Oman-India CEPA: Enhancing Business Clarity and Reducing Trade Friction for Investors
MUSCAT, DEC 25 — The Oman–India Comprehensive Economic Partnership Agreement (CEPA) should be viewed as a strategic framework designed to reduce business friction and enhance policy predictability, rather than merely a tariff agreement, according to Azza Al Habsi, a prominent Omani economic expert.
Al Habsi, an economist at Ominvest, explained that CEPA establishes a clearer, rules-based structure for trade, services, and investment. This framework is expected to lower business costs and bolster investor confidence by providing greater visibility in policy.
She noted that what may seem like a "new openness" in the services sector is largely reflective of existing conditions within Oman’s investment regime. The agreement primarily aims to articulate this framework more explicitly for foreign investors. "Such visibility is crucial for credibility, investor confidence, and long-term planning," Al Habsi stated.

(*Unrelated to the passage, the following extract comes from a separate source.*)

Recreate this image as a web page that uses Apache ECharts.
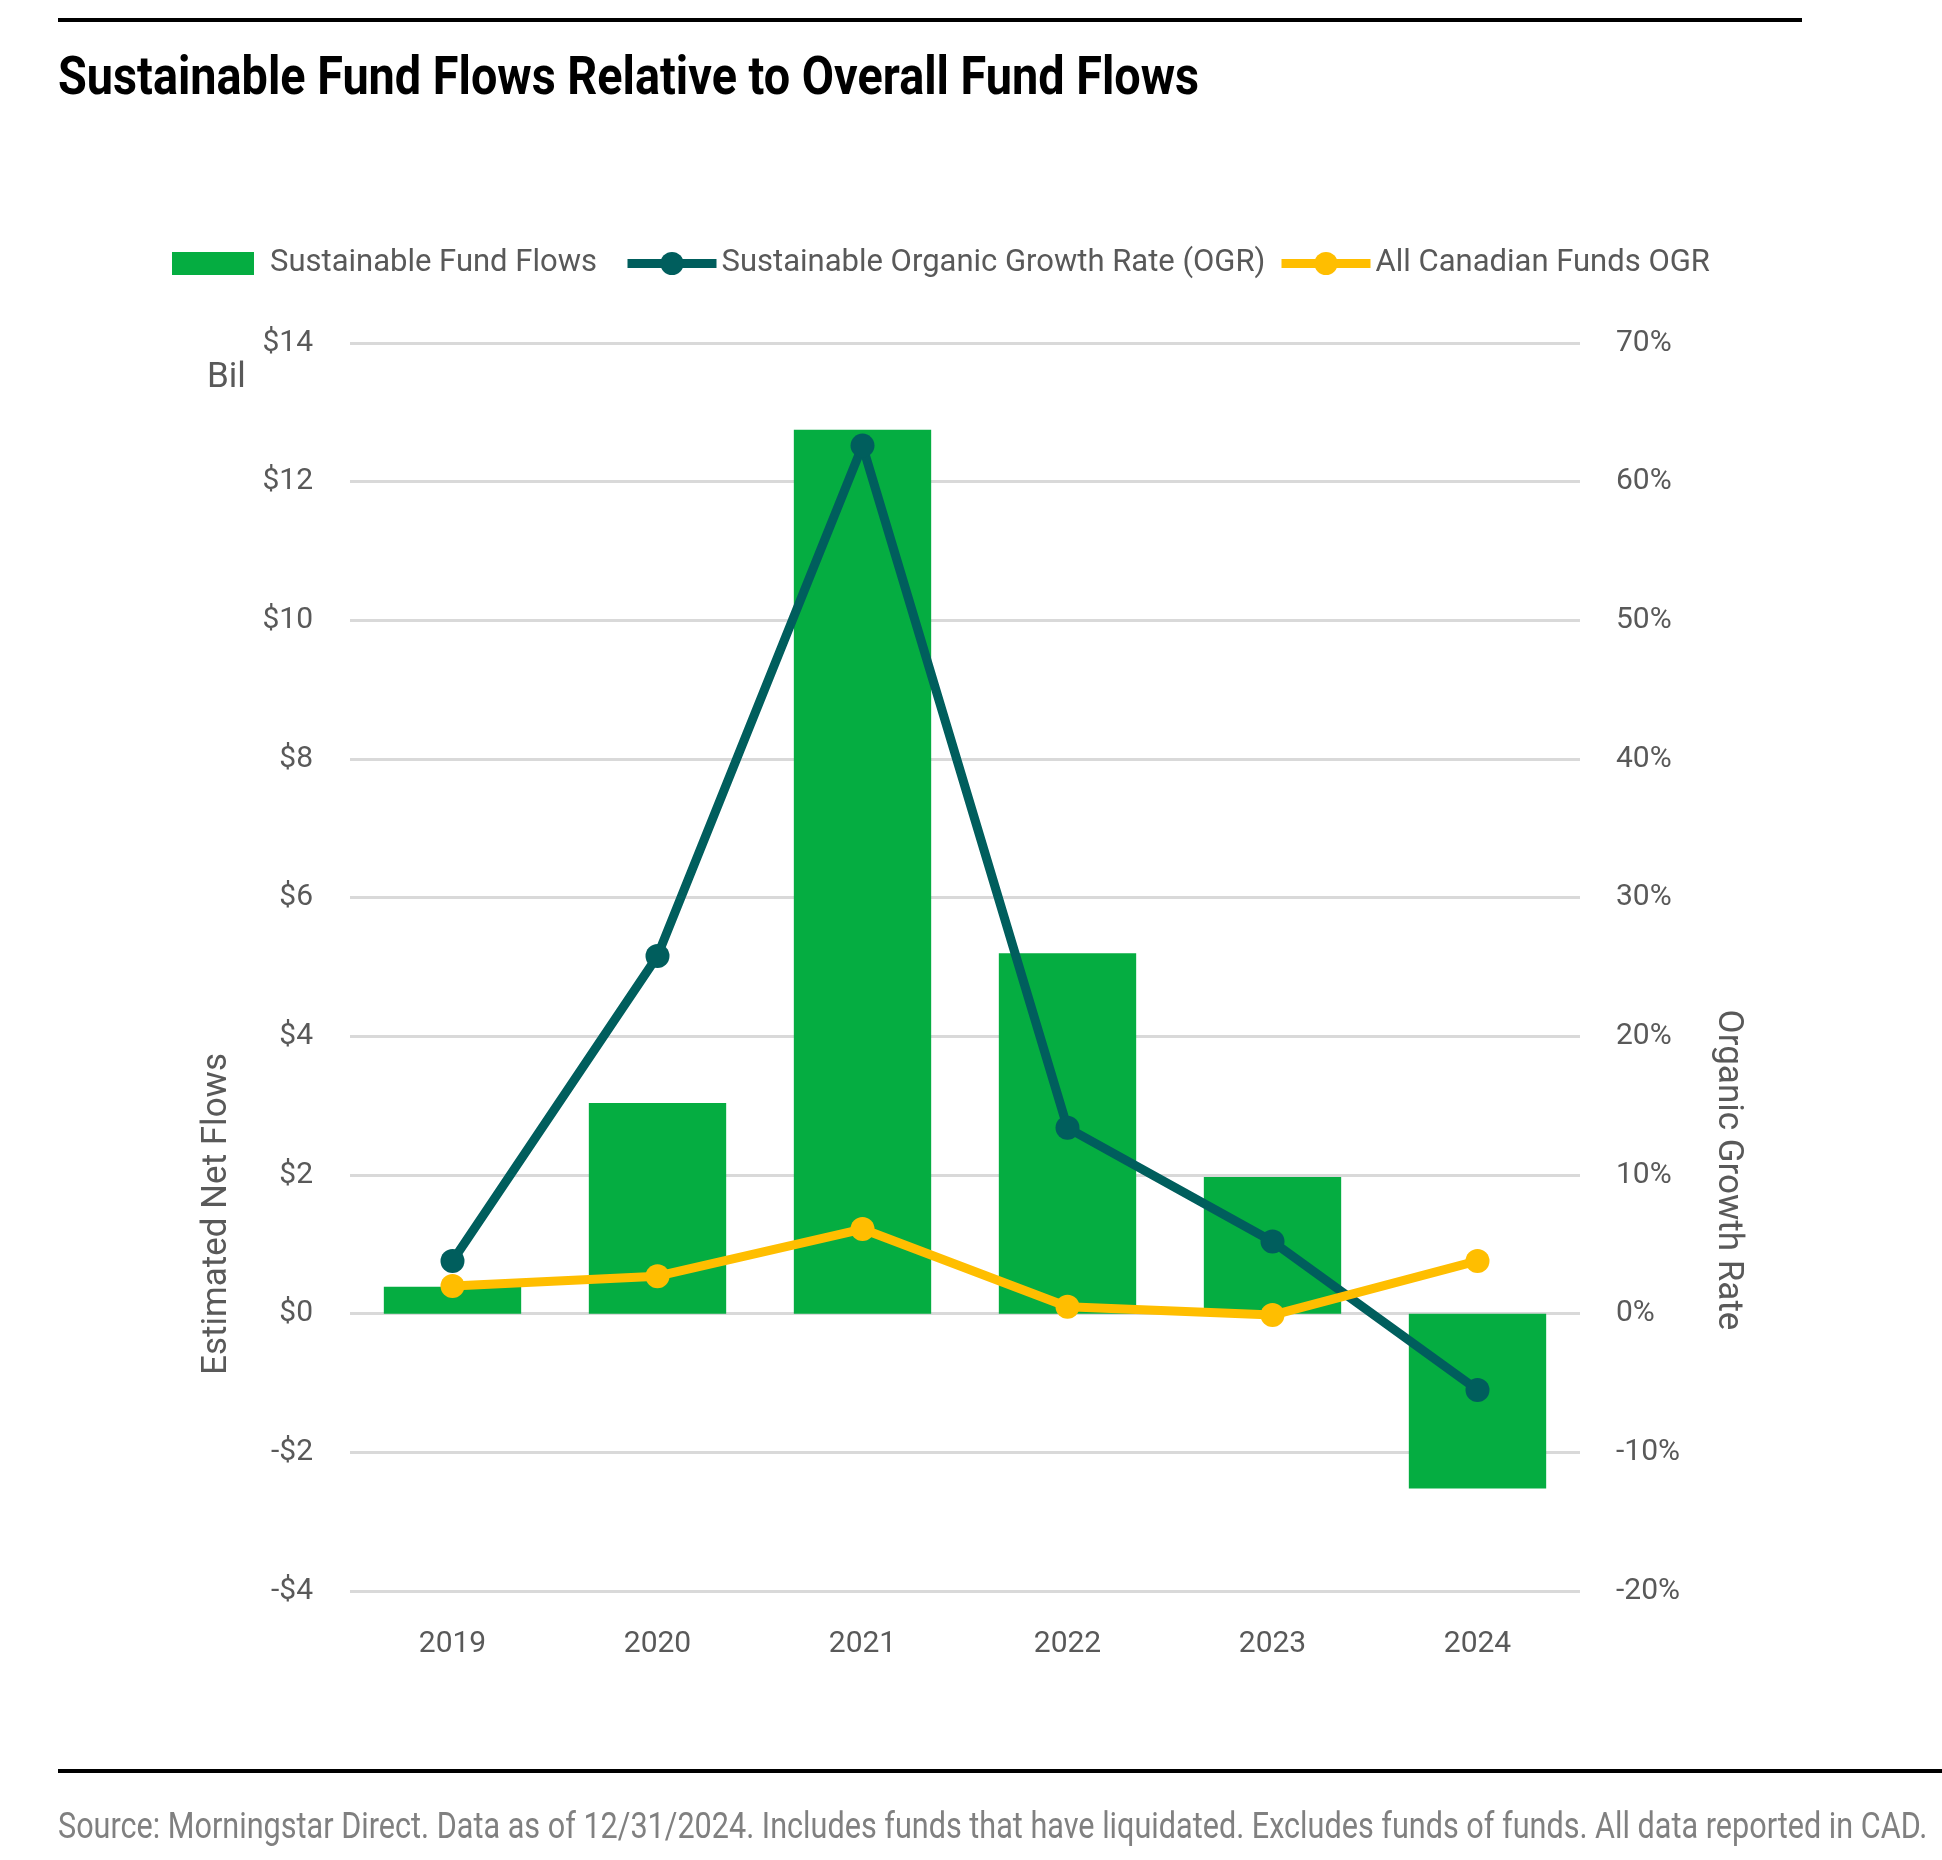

Furthermore, she suggested that CEPA could deepen Oman’s integration into India-linked value chains, thus offering strategic advantages as global trade becomes more fragmented. Companies are increasingly looking for reliable hubs that connect Asia, the Gulf, and Africa.
Addressing concerns regarding the headline of "100% foreign ownership," Al Habsi clarified that full foreign ownership is already permitted across various activities in Oman and should not be interpreted as a sudden policy change.
She emphasized that Omanisation and existing labor laws remain unaffected. Importantly, CEPA does not require labor inflows, with Oman retaining full control over visas, quotas, and employment policies.
However, Al Habsi identified two significant gaps that could hinder domestic benefits unless proactively managed through local execution.
First, the agreement does not explicitly connect market access with training, skills development, or technology transfer, leaving such outcomes reliant on domestic policy and investor decisions.
Second, she cautioned that certain sectors open to full foreign ownership often depend on expatriate labor while allowing unrestricted profit repatriation. This might marginalize small and medium-sized enterprises (SMEs) and weaken local income circulation if ownership, management, labor, and profits predominantly reside outside the domestic economy.
"CEPA is a comprehensive framework, not a shortcut," she concluded, adding that its impact on inclusive growth versus capital-only growth will ultimately depend on the actions of investors, business owners, and policy implementation.
Special Analysis by Omanet | Navigate Oman’s Market
The Oman–India Comprehensive Economic Partnership Agreement (CEPA) presents significant opportunities for business growth and investment stability through improved clarity and reduced friction in trade practices. However, it simultaneously poses risks, particularly regarding the potential for crowding out local SMEs if foreign investment predominates without adequate focus on skills development and local reinvestment. Smart investors should prioritize aligning their strategies with Oman’s socio-economic goals to ensure sustainable profit generation and collective growth.